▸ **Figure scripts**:

## START

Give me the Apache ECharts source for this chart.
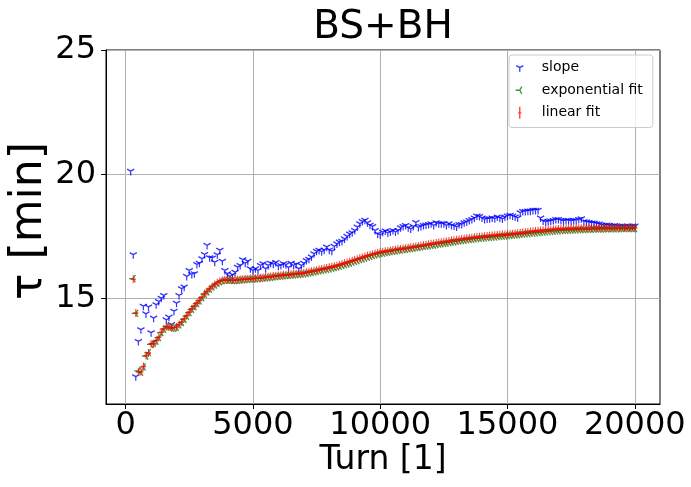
<!DOCTYPE html>
<html>
<head>
<meta charset="utf-8">
<script src="https://cdn.jsdelivr.net/npm/echarts@6.0.0/dist/echarts.min.js"></script>
<style>
  html, body { margin: 0; padding: 0; background: #fff; }
  #chart { width: 691px; height: 487px; }
</style>
</head>
<body>
<div id="chart"></div>
<script>
// turns: 200, 300, ... 20000 (one sample every 100 turns)
var turnStart = 200;
var turnStep = 100;

var slope = [
    20.12, 16.76, 11.85, 13.27, 13.74, 14.69, 14.38, 14.66,
    13.62, 14.21, 14.75, 14.88, 15.01, 15.12, 14.14, 14.25, 13.95, 14.49,
    14.81, 15.12, 15.39, 15.46, 15.89, 16.13, 15.97, 16.0, 16.37, 16.42,
    16.6, 16.77, 17.14, 16.64, 16.63, 16.46, 16.76, 16.94, 16.5, 16.13,
    16.0, 15.89, 15.95, 16.06, 16.26, 16.33, 16.56, 16.42, 16.5, 16.2,
    16.13, 16.2, 16.13, 16.33, 16.4, 16.2, 16.33, 16.42, 16.38, 16.45,
    16.3, 16.33, 16.4, 16.36, 16.25, 16.42, 16.33, 16.38, 16.2, 16.33,
    16.42, 16.53, 16.58, 16.67, 16.8, 16.9, 16.94, 16.88, 16.95, 17.07,
    16.95, 16.9, 17.1, 17.2, 17.27, 17.3, 17.4, 17.5, 17.6, 17.65,
    17.74, 17.88, 18.01, 18.1, 18.15, 18.05, 17.95, 17.9, 17.74, 17.6,
    17.56, 17.67, 17.72, 17.64, 17.68, 17.74, 17.68, 17.74, 17.85, 17.9,
    17.94, 17.85, 17.8, 17.9, 18.06, 17.86, 17.9, 17.94, 17.96, 17.98,
    18.01, 17.94, 18.05, 18.01, 18.01, 18.01, 17.94, 18.01, 17.94, 17.92,
    17.88, 17.98, 17.98, 18.05, 18.08, 18.14, 18.18, 18.24, 18.32, 18.3,
    18.24, 18.18, 18.2, 18.21, 18.24, 18.21, 18.28, 18.24, 18.2, 18.28,
    18.32, 18.35, 18.32, 18.28, 18.24, 18.45, 18.5, 18.5, 18.52, 18.52,
    18.55, 18.55, 18.55, 18.24, 18.12, 18.08, 18.1, 18.12, 18.14, 18.18,
    18.18, 18.14, 18.12, 18.14, 18.14, 18.12, 18.14, 18.14, 18.18, 18.21,
    18.1, 18.08, 18.06, 18.04, 18.04, 18.01, 18.0, 17.96, 17.94, 17.96,
    17.94, 17.92, 17.94, 17.92, 17.9, 17.92, 17.9, 17.92, 17.9, 17.92,
    17.92
];

var expFit = [
    null, 15.8, 14.4, 12.08, 12.03, 12.24, 12.68, 12.82,
    13.15, 13.19, 13.28, 13.42, 13.62, 13.76, 13.86, 13.84, 13.8, 13.8,
    13.83, 13.93, 14.03, 14.16, 14.29, 14.43, 14.56, 14.67, 14.79, 14.9,
    15.03, 15.17, 15.26, 15.37, 15.46, 15.54, 15.61, 15.67, 15.71, 15.73,
    15.73, 15.72, 15.72, 15.72, 15.73, 15.74, 15.75, 15.76, 15.77, 15.78,
    15.78, 15.79, 15.8, 15.81, 15.82, 15.83, 15.84, 15.85, 15.87, 15.88,
    15.89, 15.9, 15.91, 15.92, 15.93, 15.94, 15.95, 15.96, 15.97, 15.98,
    15.99, 16.01, 16.03, 16.05, 16.07, 16.09, 16.11, 16.13, 16.15, 16.17,
    16.19, 16.22, 16.24, 16.27, 16.3, 16.33, 16.36, 16.39, 16.42, 16.46,
    16.49, 16.52, 16.56, 16.59, 16.62, 16.66, 16.69, 16.72, 16.75, 16.78,
    16.8, 16.82, 16.84, 16.86, 16.88, 16.89, 16.91, 16.93, 16.94, 16.96,
    16.97, 16.99, 17.0, 17.02, 17.04, 17.05, 17.07, 17.09, 17.1, 17.12,
    17.14, 17.15, 17.17, 17.19, 17.2, 17.22, 17.23, 17.25, 17.27, 17.28,
    17.3, 17.31, 17.33, 17.34, 17.36, 17.37, 17.38, 17.4, 17.41, 17.42,
    17.43, 17.44, 17.45, 17.46, 17.47, 17.48, 17.49, 17.5, 17.51, 17.52,
    17.53, 17.54, 17.55, 17.56, 17.57, 17.58, 17.59, 17.6, 17.61, 17.62,
    17.63, 17.64, 17.65, 17.66, 17.67, 17.68, 17.69, 17.7, 17.71, 17.72,
    17.72, 17.73, 17.74, 17.74, 17.75, 17.75, 17.76, 17.76, 17.77, 17.77,
    17.77, 17.78, 17.78, 17.78, 17.79, 17.79, 17.79, 17.79, 17.8, 17.8,
    17.8, 17.8, 17.8, 17.8, 17.81, 17.81, 17.81, 17.81, 17.81, 17.81,
    17.81
];

var linFit = [
    null, 15.77, 14.41, 12.05, 12.05, 12.26, 12.7, 12.8,
    13.17, 13.17, 13.3, 13.44, 13.64, 13.78, 13.87, 13.85, 13.82, 13.82,
    13.85, 13.95, 14.05, 14.18, 14.31, 14.45, 14.58, 14.69, 14.81, 14.92,
    15.05, 15.19, 15.28, 15.39, 15.48, 15.56, 15.63, 15.69, 15.73, 15.75,
    15.75, 15.74, 15.74, 15.74, 15.75, 15.76, 15.77, 15.78, 15.79, 15.8,
    15.8, 15.81, 15.82, 15.83, 15.84, 15.86, 15.87, 15.88, 15.9, 15.91,
    15.92, 15.93, 15.95, 15.95, 15.96, 15.97, 15.98, 15.99, 16.0, 16.01,
    16.03, 16.05, 16.07, 16.09, 16.11, 16.13, 16.16, 16.18, 16.2, 16.22,
    16.25, 16.27, 16.3, 16.32, 16.35, 16.39, 16.42, 16.45, 16.48, 16.52,
    16.55, 16.58, 16.62, 16.65, 16.69, 16.72, 16.75, 16.78, 16.81, 16.84,
    16.86, 16.88, 16.9, 16.91, 16.93, 16.95, 16.96, 16.98, 16.99, 17.01,
    17.02, 17.04, 17.06, 17.07, 17.09, 17.1, 17.12, 17.14, 17.16, 17.18,
    17.2, 17.21, 17.23, 17.25, 17.26, 17.28, 17.29, 17.31, 17.33, 17.34,
    17.36, 17.37, 17.39, 17.4, 17.42, 17.43, 17.44, 17.46, 17.47, 17.48,
    17.49, 17.5, 17.51, 17.52, 17.53, 17.54, 17.55, 17.56, 17.57, 17.57,
    17.58, 17.59, 17.6, 17.61, 17.62, 17.63, 17.65, 17.66, 17.67, 17.69,
    17.7, 17.71, 17.72, 17.73, 17.74, 17.75, 17.76, 17.77, 17.77, 17.78,
    17.79, 17.79, 17.8, 17.8, 17.81, 17.81, 17.81, 17.82, 17.82, 17.82,
    17.82, 17.82, 17.82, 17.83, 17.83, 17.83, 17.83, 17.83, 17.83, 17.83,
    17.83, 17.83, 17.84, 17.84, 17.84, 17.84, 17.84, 17.84, 17.84, 17.84,
    17.84
];

var xTicks = [0, 5000, 10000, 15000, 20000];
var yTicks = [15, 20, 25];

var FONT = '"DejaVu Sans", Verdana, sans-serif';

// marker shapes (matplotlib tri_down, tri_left, errorbar-like tick)
var TRI_DOWN = 'path://M0,0L0,10M0,0L-8.66,-5M0,0L8.66,-5M0,-10';
var TRI_LEFT = 'path://M0,0L-10,0M0,0L5,-8.66M0,0L5,8.66M10,0';
var VBAR = 'path://M0,-4L0,4M-2.5,0L2.5,0';
// same shapes padded so the legend box does not blow them up
var TRI_DOWN_LEG = TRI_DOWN + 'M0,-17M0,17';
var TRI_LEFT_LEG = TRI_LEFT + 'M0,-17M0,17';
var VBAR_LEG = 'path://M0,-6L0,6M-1.5,0L1.5,0M0,-7M0,7';

function pairs(values) {
    var out = [];
    for (var i = 0; i < values.length; i++) {
        if (values[i] == null) continue;
        out.push([turnStart + turnStep * i, values[i]]);
    }
    return out;
}

var chart = echarts.init(document.getElementById('chart'), null, {renderer: 'canvas'});

chart.setOption({
    animation: false,
    textStyle: { fontFamily: FONT },

    graphic: [{
        type: 'text',
        x: 383,
        y: 28,
        style: {
            text: 'BS+BH',
            fontSize: 39,
            fontFamily: FONT,
            fill: '#000',
            align: 'center',
            verticalAlign: 'middle'
        }
    }],

    grid: {
        left: 106,
        right: 31,
        top: 50,
        bottom: 83,
        outerBoundsMode: 'none',
        show: true,
        borderColor: '#000',
        borderWidth: 1,
        backgroundColor: 'transparent'
    },

    legend: {
        orient: 'vertical',
        left: 509,
        top: 55,
        padding: [5, 10, 7, 6],
        itemWidth: 34,
        itemHeight: 14,
        itemGap: 7.3,
        backgroundColor: 'rgba(255,255,255,0.8)',
        borderColor: '#cccccc',
        borderWidth: 1,
        borderRadius: 3,
        textStyle: { fontSize: 14, fontFamily: FONT, color: '#000' },
        itemStyle: { borderWidth: 1.3 },
        data: [
            { name: 'slope', icon: TRI_DOWN_LEG },
            { name: 'exponential fit', icon: TRI_LEFT_LEG },
            { name: 'linear fit', icon: VBAR_LEG }
        ]
    },

    xAxis: {
        type: 'value',
        min: -770,
        max: 20990,
        name: 'Turn [1]',
        nameLocation: 'middle',
        nameGap: 40,
        nameMoveOverlap: false,
        nameTextStyle: { fontSize: 33, fontFamily: FONT, color: '#000' },
        axisLine: { show: true, onZero: false, lineStyle: { color: '#000', width: 1 } },
        axisTick: { show: true, length: 5, lineStyle: { color: '#000' }, customValues: xTicks },
        axisLabel: {
            fontSize: 32, fontFamily: FONT, color: '#000', margin: 6, customValues: xTicks,
            formatter: function (v) { return String(v); }
        },
        splitLine: { show: true, lineStyle: { color: '#b0b0b0', width: 1 } }
    },

    yAxis: {
        type: 'value',
        min: 10.75,
        max: 25,
        name: 'τ [min]',
        nameLocation: 'middle',
        nameRotate: 90,
        nameGap: 54,
        nameMoveOverlap: false,
        nameTextStyle: { fontSize: 44, fontFamily: FONT, color: '#000', padding: [0, 0, 0, 12] },
        axisLine: { show: true, onZero: false, lineStyle: { color: '#000', width: 1 } },
        axisTick: { show: true, length: 5, lineStyle: { color: '#000' }, customValues: yTicks },
        axisLabel: {
            fontSize: 32, fontFamily: FONT, color: '#000', margin: 10, customValues: yTicks,
            formatter: function (v) { return String(v); }
        },
        splitLine: { show: true, lineStyle: { color: '#b0b0b0', width: 1 } }
    },

    series: [{
        name: 'slope',
        type: 'scatter',
        symbol: TRI_DOWN,
        symbolSize: [7.2, 8.3],
        itemStyle: { color: '#0000ff', borderColor: '#0000ff', borderWidth: 1.3 },
        data: pairs(slope)
    }, {
        name: 'exponential fit',
        type: 'scatter',
        symbol: TRI_LEFT,
        symbolSize: [8.3, 7.2],
        itemStyle: { color: '#008000', borderColor: '#008000', borderWidth: 1.3 },
        data: pairs(expFit)
    }, {
        name: 'linear fit',
        type: 'scatter',
        symbol: VBAR,
        symbolSize: [5, 8],
        itemStyle: { color: '#ff0000', borderColor: '#ff0000', borderWidth: 1.3 },
        data: pairs(linFit)
    }]
});
</script>
</body>
</html>
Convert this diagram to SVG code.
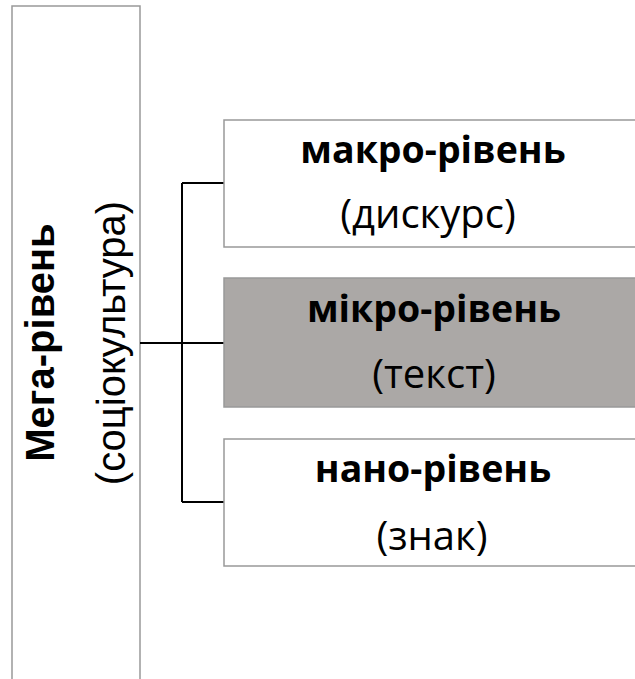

## END

▸ **What is needed**: Quote, exactly and only, the lines from the first line of the data above through the line containing "var turnStep = 100;". The pictures do not belong in it.

▸ **Exercise solution**:
Give me the Apache ECharts source for this chart.
<!DOCTYPE html>
<html>
<head>
<meta charset="utf-8">
<script src="https://cdn.jsdelivr.net/npm/echarts@6.0.0/dist/echarts.min.js"></script>
<style>
  html, body { margin: 0; padding: 0; background: #fff; }
  #chart { width: 691px; height: 487px; }
</style>
</head>
<body>
<div id="chart"></div>
<script>
// turns: 200, 300, ... 20000 (one sample every 100 turns)
var turnStart = 200;
var turnStep = 100;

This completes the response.